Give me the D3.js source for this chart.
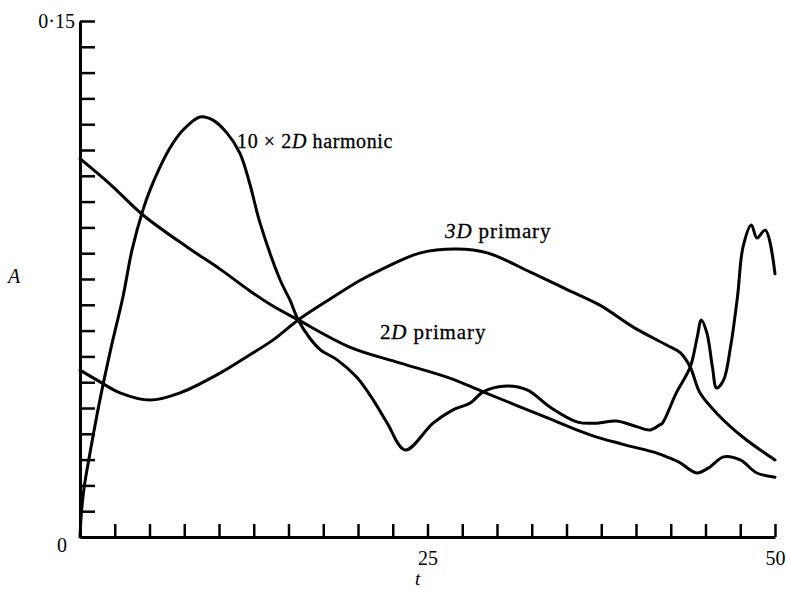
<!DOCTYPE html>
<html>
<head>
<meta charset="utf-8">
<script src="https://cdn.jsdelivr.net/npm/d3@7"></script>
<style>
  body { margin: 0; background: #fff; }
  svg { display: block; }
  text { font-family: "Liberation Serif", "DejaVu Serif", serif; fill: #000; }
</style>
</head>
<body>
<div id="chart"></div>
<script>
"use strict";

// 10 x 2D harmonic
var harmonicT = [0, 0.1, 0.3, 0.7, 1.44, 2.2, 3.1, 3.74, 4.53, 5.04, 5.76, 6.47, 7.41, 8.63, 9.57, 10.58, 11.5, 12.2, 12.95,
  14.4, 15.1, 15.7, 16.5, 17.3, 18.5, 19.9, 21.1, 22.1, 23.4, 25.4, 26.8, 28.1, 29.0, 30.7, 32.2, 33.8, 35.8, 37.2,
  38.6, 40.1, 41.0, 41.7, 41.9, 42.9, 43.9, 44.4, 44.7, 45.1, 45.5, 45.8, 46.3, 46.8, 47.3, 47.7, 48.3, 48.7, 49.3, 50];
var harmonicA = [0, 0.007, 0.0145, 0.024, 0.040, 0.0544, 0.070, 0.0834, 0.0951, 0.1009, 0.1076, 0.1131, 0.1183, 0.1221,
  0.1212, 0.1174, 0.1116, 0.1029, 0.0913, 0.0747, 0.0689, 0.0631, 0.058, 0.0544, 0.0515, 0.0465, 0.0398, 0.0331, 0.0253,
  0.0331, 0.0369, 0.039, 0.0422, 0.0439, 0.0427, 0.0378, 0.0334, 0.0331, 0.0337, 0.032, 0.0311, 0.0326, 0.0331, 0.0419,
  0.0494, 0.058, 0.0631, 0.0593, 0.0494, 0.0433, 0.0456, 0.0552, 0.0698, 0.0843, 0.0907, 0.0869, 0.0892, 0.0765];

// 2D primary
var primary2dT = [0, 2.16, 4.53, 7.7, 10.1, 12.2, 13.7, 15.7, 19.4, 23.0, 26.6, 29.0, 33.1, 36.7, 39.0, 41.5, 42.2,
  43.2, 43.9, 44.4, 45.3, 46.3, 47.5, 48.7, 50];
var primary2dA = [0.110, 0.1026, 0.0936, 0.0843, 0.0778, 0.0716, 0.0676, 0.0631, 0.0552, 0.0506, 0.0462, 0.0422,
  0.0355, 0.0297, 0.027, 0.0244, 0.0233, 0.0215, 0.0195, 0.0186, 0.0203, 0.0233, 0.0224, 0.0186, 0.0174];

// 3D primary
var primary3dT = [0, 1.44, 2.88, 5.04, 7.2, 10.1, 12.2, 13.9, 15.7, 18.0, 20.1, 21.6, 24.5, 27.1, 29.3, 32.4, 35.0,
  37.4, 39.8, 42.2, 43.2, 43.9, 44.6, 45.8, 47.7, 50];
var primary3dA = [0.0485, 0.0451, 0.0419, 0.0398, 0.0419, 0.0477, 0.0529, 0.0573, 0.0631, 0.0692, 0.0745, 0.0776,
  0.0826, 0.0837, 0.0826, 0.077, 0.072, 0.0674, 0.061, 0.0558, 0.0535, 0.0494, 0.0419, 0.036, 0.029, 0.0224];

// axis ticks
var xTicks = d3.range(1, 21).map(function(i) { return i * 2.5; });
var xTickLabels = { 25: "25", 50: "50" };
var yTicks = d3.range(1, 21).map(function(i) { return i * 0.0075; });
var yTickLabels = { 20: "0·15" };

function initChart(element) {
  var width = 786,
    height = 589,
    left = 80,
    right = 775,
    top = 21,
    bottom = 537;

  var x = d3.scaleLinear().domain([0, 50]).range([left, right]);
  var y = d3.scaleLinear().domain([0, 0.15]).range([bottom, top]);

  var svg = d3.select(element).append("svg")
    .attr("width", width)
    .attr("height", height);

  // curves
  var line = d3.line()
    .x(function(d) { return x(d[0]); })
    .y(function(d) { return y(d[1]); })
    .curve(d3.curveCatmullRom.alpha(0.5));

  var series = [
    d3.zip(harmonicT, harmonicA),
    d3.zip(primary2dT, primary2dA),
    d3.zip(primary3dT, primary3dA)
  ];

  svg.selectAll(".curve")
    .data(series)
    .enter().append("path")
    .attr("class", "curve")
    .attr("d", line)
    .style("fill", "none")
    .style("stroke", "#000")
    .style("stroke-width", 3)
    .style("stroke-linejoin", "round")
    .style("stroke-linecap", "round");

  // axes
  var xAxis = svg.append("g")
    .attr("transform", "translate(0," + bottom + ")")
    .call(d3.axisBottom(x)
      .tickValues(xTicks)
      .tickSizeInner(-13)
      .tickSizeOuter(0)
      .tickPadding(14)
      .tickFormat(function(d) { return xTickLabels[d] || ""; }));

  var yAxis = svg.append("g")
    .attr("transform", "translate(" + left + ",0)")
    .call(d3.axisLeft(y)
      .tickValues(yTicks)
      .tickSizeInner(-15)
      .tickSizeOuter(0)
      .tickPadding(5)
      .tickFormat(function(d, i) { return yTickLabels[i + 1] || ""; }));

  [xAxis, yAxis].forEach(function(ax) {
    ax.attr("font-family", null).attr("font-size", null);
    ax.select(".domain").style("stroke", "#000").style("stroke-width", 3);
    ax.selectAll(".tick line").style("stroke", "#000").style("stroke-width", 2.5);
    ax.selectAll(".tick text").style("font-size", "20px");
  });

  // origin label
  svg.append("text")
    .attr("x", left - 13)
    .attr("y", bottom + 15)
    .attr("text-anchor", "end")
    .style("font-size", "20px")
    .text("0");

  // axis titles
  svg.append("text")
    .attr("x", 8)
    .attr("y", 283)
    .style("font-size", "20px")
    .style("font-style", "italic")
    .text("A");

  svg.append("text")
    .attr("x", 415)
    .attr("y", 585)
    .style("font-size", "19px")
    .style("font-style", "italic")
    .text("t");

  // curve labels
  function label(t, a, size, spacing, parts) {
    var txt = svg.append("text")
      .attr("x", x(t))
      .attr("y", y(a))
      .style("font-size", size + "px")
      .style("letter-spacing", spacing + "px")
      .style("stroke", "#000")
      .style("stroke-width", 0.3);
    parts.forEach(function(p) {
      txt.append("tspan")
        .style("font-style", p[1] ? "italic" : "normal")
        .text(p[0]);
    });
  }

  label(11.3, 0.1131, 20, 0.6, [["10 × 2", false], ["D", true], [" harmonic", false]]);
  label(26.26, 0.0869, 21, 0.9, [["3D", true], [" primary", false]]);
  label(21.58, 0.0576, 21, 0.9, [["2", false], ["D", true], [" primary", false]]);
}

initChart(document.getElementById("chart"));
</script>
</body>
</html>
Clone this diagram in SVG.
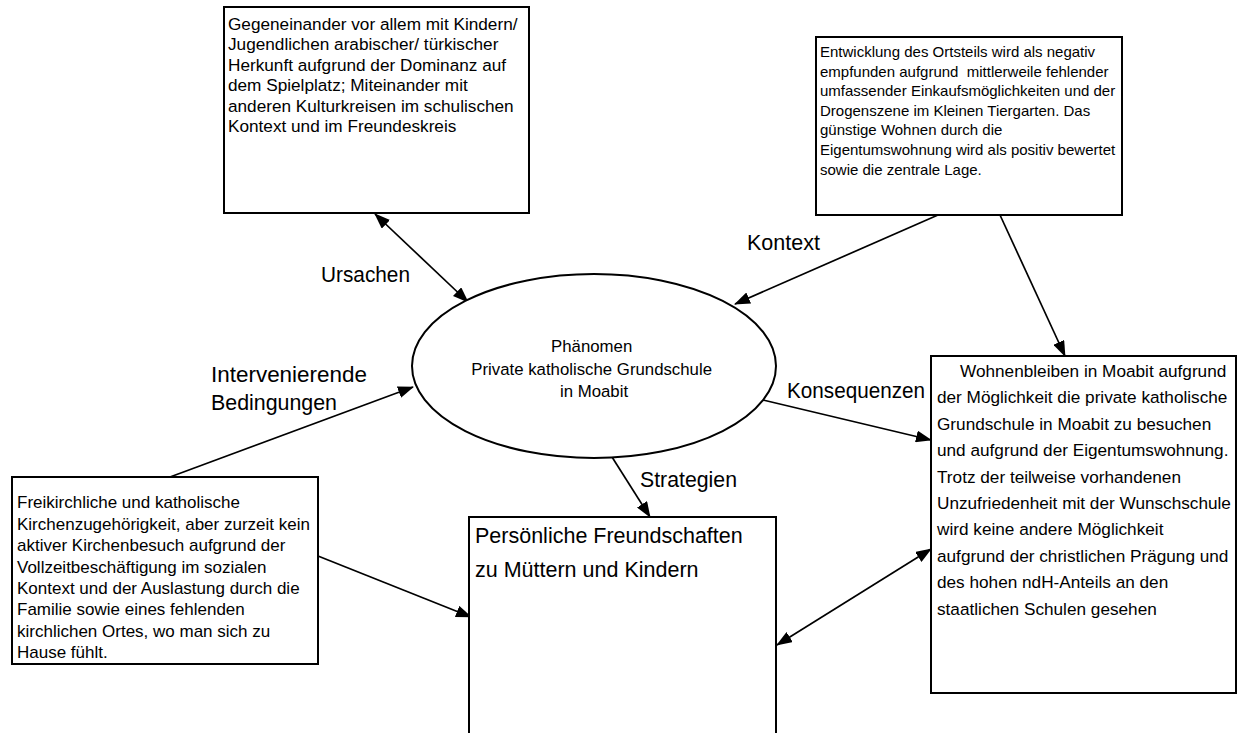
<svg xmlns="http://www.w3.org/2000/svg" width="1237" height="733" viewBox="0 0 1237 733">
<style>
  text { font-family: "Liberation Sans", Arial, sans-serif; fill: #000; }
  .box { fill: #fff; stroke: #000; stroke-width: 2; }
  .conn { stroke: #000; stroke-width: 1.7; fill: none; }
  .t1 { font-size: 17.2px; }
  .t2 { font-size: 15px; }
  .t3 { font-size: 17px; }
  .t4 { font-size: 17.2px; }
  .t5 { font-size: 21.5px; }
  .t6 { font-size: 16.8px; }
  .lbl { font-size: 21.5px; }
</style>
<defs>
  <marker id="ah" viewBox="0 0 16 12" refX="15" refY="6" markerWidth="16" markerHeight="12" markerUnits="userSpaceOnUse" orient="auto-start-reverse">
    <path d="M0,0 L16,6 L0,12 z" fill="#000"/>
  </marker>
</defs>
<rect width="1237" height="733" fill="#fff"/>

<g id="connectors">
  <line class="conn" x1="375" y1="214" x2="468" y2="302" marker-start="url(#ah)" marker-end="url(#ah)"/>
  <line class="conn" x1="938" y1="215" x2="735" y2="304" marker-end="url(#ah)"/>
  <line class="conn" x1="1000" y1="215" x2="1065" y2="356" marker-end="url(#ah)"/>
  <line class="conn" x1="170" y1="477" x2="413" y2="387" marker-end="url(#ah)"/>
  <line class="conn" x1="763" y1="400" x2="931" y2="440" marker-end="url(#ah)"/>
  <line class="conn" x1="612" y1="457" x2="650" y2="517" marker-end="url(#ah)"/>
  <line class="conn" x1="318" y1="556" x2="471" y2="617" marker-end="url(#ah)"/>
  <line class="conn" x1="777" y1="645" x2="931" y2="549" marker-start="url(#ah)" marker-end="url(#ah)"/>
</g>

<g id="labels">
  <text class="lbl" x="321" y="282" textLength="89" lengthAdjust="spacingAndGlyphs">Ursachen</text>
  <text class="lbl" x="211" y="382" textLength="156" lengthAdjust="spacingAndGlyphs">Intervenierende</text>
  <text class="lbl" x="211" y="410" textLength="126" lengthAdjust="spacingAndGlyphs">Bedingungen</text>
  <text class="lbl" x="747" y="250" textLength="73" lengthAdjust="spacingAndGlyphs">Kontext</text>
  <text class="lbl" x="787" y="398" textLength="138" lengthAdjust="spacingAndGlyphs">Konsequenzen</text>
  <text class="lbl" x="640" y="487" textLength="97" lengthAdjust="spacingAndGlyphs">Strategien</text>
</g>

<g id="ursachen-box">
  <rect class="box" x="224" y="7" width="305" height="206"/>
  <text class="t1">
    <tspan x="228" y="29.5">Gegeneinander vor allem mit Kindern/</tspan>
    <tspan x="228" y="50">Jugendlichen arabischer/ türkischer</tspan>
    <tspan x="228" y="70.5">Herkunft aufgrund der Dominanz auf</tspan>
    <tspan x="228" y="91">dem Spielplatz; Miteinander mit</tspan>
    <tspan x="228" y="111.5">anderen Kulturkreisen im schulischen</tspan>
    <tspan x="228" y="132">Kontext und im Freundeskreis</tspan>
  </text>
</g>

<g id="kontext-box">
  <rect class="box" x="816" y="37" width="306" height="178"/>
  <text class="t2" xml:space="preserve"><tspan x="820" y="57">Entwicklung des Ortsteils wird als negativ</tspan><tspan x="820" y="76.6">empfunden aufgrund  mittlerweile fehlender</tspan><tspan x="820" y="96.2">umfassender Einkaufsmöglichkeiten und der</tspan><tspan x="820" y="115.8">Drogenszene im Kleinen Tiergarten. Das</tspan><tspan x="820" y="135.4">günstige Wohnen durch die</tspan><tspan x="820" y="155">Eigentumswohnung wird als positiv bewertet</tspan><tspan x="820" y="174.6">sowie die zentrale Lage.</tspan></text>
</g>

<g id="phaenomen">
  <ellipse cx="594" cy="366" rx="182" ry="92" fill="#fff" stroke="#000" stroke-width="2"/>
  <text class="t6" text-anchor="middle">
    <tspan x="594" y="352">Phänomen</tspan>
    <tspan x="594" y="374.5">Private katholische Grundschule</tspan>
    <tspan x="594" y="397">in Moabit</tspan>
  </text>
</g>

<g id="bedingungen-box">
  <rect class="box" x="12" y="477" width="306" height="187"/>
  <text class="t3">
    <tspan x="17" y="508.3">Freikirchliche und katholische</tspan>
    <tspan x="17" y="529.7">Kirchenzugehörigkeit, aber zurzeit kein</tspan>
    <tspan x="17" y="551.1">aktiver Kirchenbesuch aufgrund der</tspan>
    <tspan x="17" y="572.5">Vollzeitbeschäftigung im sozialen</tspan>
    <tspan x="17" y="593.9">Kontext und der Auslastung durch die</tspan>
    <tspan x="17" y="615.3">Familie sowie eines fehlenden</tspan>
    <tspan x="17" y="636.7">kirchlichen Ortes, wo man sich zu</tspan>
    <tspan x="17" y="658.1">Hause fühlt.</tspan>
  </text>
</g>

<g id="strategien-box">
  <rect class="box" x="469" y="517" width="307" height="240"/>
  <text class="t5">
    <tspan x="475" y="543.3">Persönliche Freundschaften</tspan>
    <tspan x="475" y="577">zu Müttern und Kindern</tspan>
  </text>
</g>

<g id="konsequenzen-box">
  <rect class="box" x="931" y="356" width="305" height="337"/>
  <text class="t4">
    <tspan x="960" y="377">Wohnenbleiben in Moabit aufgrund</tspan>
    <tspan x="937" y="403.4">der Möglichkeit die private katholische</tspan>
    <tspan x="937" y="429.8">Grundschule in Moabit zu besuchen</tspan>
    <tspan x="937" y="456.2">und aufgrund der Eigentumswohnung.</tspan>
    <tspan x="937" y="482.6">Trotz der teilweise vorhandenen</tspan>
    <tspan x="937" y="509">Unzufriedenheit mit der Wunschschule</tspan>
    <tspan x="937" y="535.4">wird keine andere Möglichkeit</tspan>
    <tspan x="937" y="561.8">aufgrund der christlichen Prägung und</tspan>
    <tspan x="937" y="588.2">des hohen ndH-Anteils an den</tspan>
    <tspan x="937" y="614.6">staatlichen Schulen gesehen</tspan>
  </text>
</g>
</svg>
************
• _Your goal_
Where a line of the data holds "this", show that line.

• _The result_
Give me the D3.js source for this chart.
Clone this diagram in SVG.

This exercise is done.